Eagle Nuclear Energy Corp. filed a communication describing its amended plan to merge Eagle Energy Metals Corp. with Spring Valley Acquisition Corp. II through a multi‑step business combination under an Amended and Restated Merger Agreement involving New Eagle and two merger subsidiaries. The filing notes that, on January 5, 2026, bullish articles about small modular reactors, uranium demand, and Eagle Energy Metals’ U.S. uranium projects (Aurora and Cordex) were posted on TheInvestmentJournal.com, presenting Eagle as controlling interests or rights to a large, mineable domestic uranium resource and highlighting its exposure to SMR‑related technology.

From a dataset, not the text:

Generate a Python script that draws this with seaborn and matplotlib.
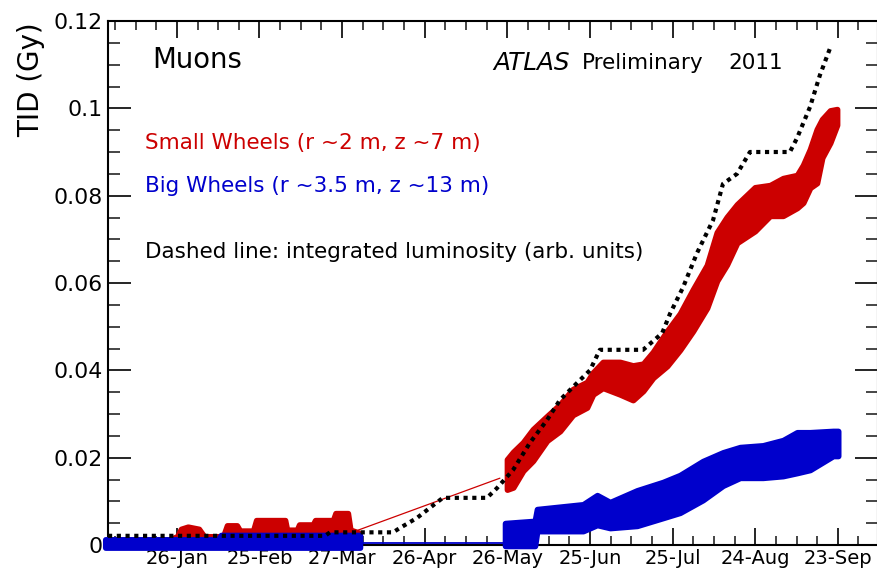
import numpy as np
import pandas as pd
import matplotlib
matplotlib.use("Agg")
import matplotlib.pyplot as plt
import matplotlib.dates as mdates
from matplotlib.ticker import FixedLocator, MultipleLocator
import seaborn as sns

# ---------------- data (days since 2011-01-01, TID in Gy) ----------------
lumi_day = [0, 78.8, 80.6, 103.5, 106.0, 112.2, 119.5, 121.6, 137.6, 141.2, 147.1,
            153.2, 159.4, 164.1, 170.3, 175.0, 178.6, 194.3, 201.2, 204.1, 208.8,
            213.9, 219.7, 223.3, 228.4, 233.1, 247.6, 250.2, 254.9, 258.5, 262.2]
lumi_val = [0.0021, 0.0021, 0.0029, 0.0029, 0.0039, 0.0062, 0.0098, 0.0108, 0.0108,
            0.0130, 0.0172, 0.0234, 0.0286, 0.0332, 0.0371, 0.0400, 0.0447, 0.0447,
            0.0485, 0.0530, 0.0590, 0.0669, 0.0744, 0.0827, 0.0850, 0.0900, 0.0900,
            0.0932, 0.1003, 0.1076, 0.1138]

red_early_day = [0, 22, 25.1, 26.5, 29, 33, 34.9, 41.8, 43.2, 46.8, 47.9, 52.7, 53.8,
                 64.3, 65.0, 68.6, 69.4, 74.4, 75.2, 81.7, 82.6, 87.1, 88.0, 90.8]
red_early_hi = [0.0012, 0.0012, 0.0020, 0.0037, 0.0042, 0.0037, 0.0020, 0.0020, 0.0045,
                0.0045, 0.0033, 0.0033, 0.0057, 0.0057, 0.0035, 0.0035, 0.0047, 0.0047,
                0.0057, 0.0057, 0.0073, 0.0073, 0.0035, 0.0029]

red_gap_day = [90.8, 142.3]
red_gap_val = [0.0034, 0.0153]

red_day = [144.9, 147.1, 150.7, 154.3, 159.4, 164.1, 168.8, 173.9, 176.1, 179.7, 185.9,
           190.6, 194.3, 197.9, 203.0, 207.7, 212.4, 217.5, 221.1, 224.7, 228.4, 234.9,
           240.4, 245.1, 250.2, 252.4, 254.9, 257.4, 259.3, 262.2, 264.7]
red_lo = [0.0127, 0.0132, 0.0170, 0.0193, 0.0239, 0.0261, 0.0298, 0.0315, 0.0345, 0.0360,
          0.0345, 0.0332, 0.0353, 0.0383, 0.0410, 0.0447, 0.0490, 0.0543, 0.0605, 0.0642,
          0.0692, 0.0719, 0.0754, 0.0754, 0.0772, 0.0784, 0.0818, 0.0829, 0.0887, 0.0921,
          0.0962]
red_hi = [0.0196, 0.0213, 0.0235, 0.0265, 0.0295, 0.0322, 0.0357, 0.0373, 0.0395, 0.0419,
          0.0419, 0.0411, 0.0415, 0.0442, 0.0490, 0.0530, 0.0585, 0.0641, 0.0716, 0.0751,
          0.0780, 0.0819, 0.0824, 0.0840, 0.0847, 0.0870, 0.0906, 0.0952, 0.0975, 0.0995,
          0.0998]

blue_early_day = [-1, 40, 41, 91.5]
blue_early_lo = [-0.0006, -0.0006, -0.0006, -0.0006]
blue_early_hi = [0.0013, 0.0013, 0.0023, 0.0023]

blue_gap_day = [91.5, 144.2]
blue_gap_val = [0.0005, 0.0005]

blue_day = [144.2, 155.0, 155.8, 172.5, 177.6, 182.3, 192.1, 201.5, 207.7, 216.0, 223.3,
            229.5, 237.8, 245.1, 250.2, 254.9, 263.3, 265.1]
blue_lo = [-0.0002, -0.0002, 0.0032, 0.0032, 0.0046, 0.0039, 0.0044, 0.0062, 0.0074,
           0.0103, 0.0136, 0.0154, 0.0154, 0.0158, 0.0165, 0.0172, 0.0204, 0.0204]
blue_hi = [0.0050, 0.0055, 0.0082, 0.0093, 0.0114, 0.0098, 0.0125, 0.0144, 0.0160,
           0.0192, 0.0212, 0.0224, 0.0228, 0.0240, 0.0258, 0.0258, 0.0261, 0.0261]

tick_dates = ["2011-01-26", "2011-02-25", "2011-03-27", "2011-04-26", "2011-05-26",
              "2011-06-25", "2011-07-25", "2011-08-24", "2011-09-23"]
tick_labels = ["26-Jan", "25-Feb", "27-Mar", "26-Apr", "26-May", "25-Jun", "25-Jul",
               "24-Aug", "23-Sep"]
y_ticks = [0, 0.02, 0.04, 0.06, 0.08, 0.1, 0.12]
y_labels = ["0", "0.02", "0.04", "0.06", "0.08", "0.1", "0.12"]

# ---------------- helpers ----------------
base = pd.Timestamp("2011-01-01")
def to_dt(days):
    return base + pd.to_timedelta(np.asarray(days, dtype=float), unit="D")

RED = "#cc0000"
BLUE = "#0000cc"

sns.set_style("ticks")
plt.rcParams["font.family"] = ["DejaVu Sans"]
plt.rcParams["text.color"] = "black"

W, H = 877, 569
fig = plt.figure(figsize=(W / 100, H / 100), dpi=100)
L, R, T, B = 108, 878, 21, 545
ax = fig.add_axes([L / W, 1 - B / H, (R - L) / W, (B - T) / H])

def band(days, lo, hi, color, z, lw=4.2, clip=True):
    xs = to_dt(days)
    poly = ax.fill_between(xs, lo, hi, color=color, lw=lw, edgecolor=color,
                           zorder=z, clip_on=clip)
    poly.set_joinstyle("round")
    poly.set_capstyle("round")
    return poly

# red band
band(red_early_day, [0] * len(red_early_day), red_early_hi, RED, 2, lw=4.0)
band(red_day, red_lo, red_hi, RED, 2)
sns.lineplot(x=to_dt(red_gap_day), y=red_gap_val, ax=ax, color=RED, lw=0.9, zorder=2)

# blue band
band(blue_early_day, blue_early_lo, blue_early_hi, BLUE, 3, lw=4.0, clip=False)
band(blue_day, blue_lo, blue_hi, BLUE, 3, clip=False)
sns.lineplot(x=to_dt(blue_gap_day), y=blue_gap_val, ax=ax, color=BLUE, lw=1.3, zorder=3)

# luminosity (dotted)
sns.lineplot(x=to_dt(lumi_day), y=lumi_val, ax=ax, color="black", lw=3.0,
             linestyle=(0, (1, 1.1)), zorder=4)
ax.lines[-1].set_dash_capstyle("butt")

# axes
ax.set_xlim(to_dt([0])[0], to_dt([(R - L) / 2.754])[0])
ax.set_ylim(0, 0.12)
major = [mdates.date2num(pd.Timestamp(d)) for d in tick_dates]
step = (major[1] - major[0]) / 4.0
minor = np.arange(major[0] - 4 * step, major[-1] + 5 * step, step)
ax.xaxis.set_major_locator(FixedLocator(major))
ax.xaxis.set_minor_locator(FixedLocator(minor))
ax.set_xticklabels(tick_labels)
ax.set_yticks(y_ticks)
ax.set_yticklabels(y_labels)
ax.yaxis.set_minor_locator(MultipleLocator(0.005))
ax.set_xlabel("")
ax.set_ylabel("")

for s in ax.spines.values():
    s.set_linewidth(1.5)
    s.set_color("black")
ax.tick_params(axis="y", which="major", direction="in", length=16.5, width=1.2,
               left=True, right=True, labelsize=15.8, pad=4, colors="black")
ax.tick_params(axis="y", which="minor", direction="in", length=8.5, width=1.2,
               left=True, right=True)
ax.tick_params(axis="x", which="major", direction="in", length=12, width=1.2,
               top=True, bottom=True, labelsize=14, pad=3, colors="black")
ax.tick_params(axis="x", which="minor", direction="in", length=6.5, width=1.2,
               top=True, bottom=True)

# texts
def ftext(x, y, s, **kw):
    fig.text(x / W, 1 - y / H, s, color=kw.pop("color", "black"), **kw)

ftext(31, 80, "TID (Gy)", rotation=90, ha="center", va="center", fontsize=20)
ftext(152, 60, "Muons", ha="left", va="center", fontsize=19.8)
ftext(145, 143, "Small Wheels (r ~2 m, z ~7 m)", ha="left", va="center",
      fontsize=15.5, color=RED)
ftext(145, 186, "Big Wheels (r ~3.5 m, z ~13 m)", ha="left", va="center",
      fontsize=15.5, color=BLUE)
ftext(145, 252, "Dashed line: integrated luminosity (arb. units)", ha="left",
      va="center", fontsize=15.5)
ftext(493, 63, "ATLAS", ha="left", va="center", fontsize=17.8, style="italic")
ftext(582, 63, "Preliminary", ha="left", va="center", fontsize=15.5)
ftext(728, 63, "2011", ha="left", va="center", fontsize=15.5)

fig.savefig("out.png", dpi=100)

The document also describes multiple promotional emails sent on January 6, 2026 to Eagle contacts, emphasizing the announced but not yet finalized merger with Spring Valley II and urging recipients to review Eagle’s investor presentation. It explains that New Eagle has filed a Form S‑4 registration statement containing a preliminary prospectus and proxy statement for Spring Valley II shareholders and urges investors to read those materials when available. Extensive forward‑looking statement language outlines numerous risks, including the possibility the business combination may not close, regulatory and shareholder approval requirements, commodity price volatility, permitting and environmental risks, and potential challenges in raising additional capital.
Eagle Energy Metals and Spring Valley Acquisition Corp. II highlight their previously disclosed plan to combine under an amended and restated merger agreement, creating Eagle Nuclear Energy Corp. as the listed vehicle. A registration statement on Form S-4 has been filed, which includes a proxy for SVII shareholders to vote on the proposed business combination.
The interview with CEO Mark Mukhija outlines a strategy to pair the Aurora and Cordex uranium projects with proprietary small modular reactor (SMR) technology in a vertically integrated model. Aurora is described as the largest mineable measured and indicated uranium deposit in the U.S., with metallurgical testing showing uranium recoveries in the high-80% range and lower processing costs. Eagle plans step-out and infill drilling, additional studies, and targets commencing prefeasibility work by the end of 2026, completing a prefeasibility study in 2027 and starting a definitive feasibility study in 2028. Extensive forward-looking risk factors are emphasized, and investors are directed to the S-4 and proxy materials for full details.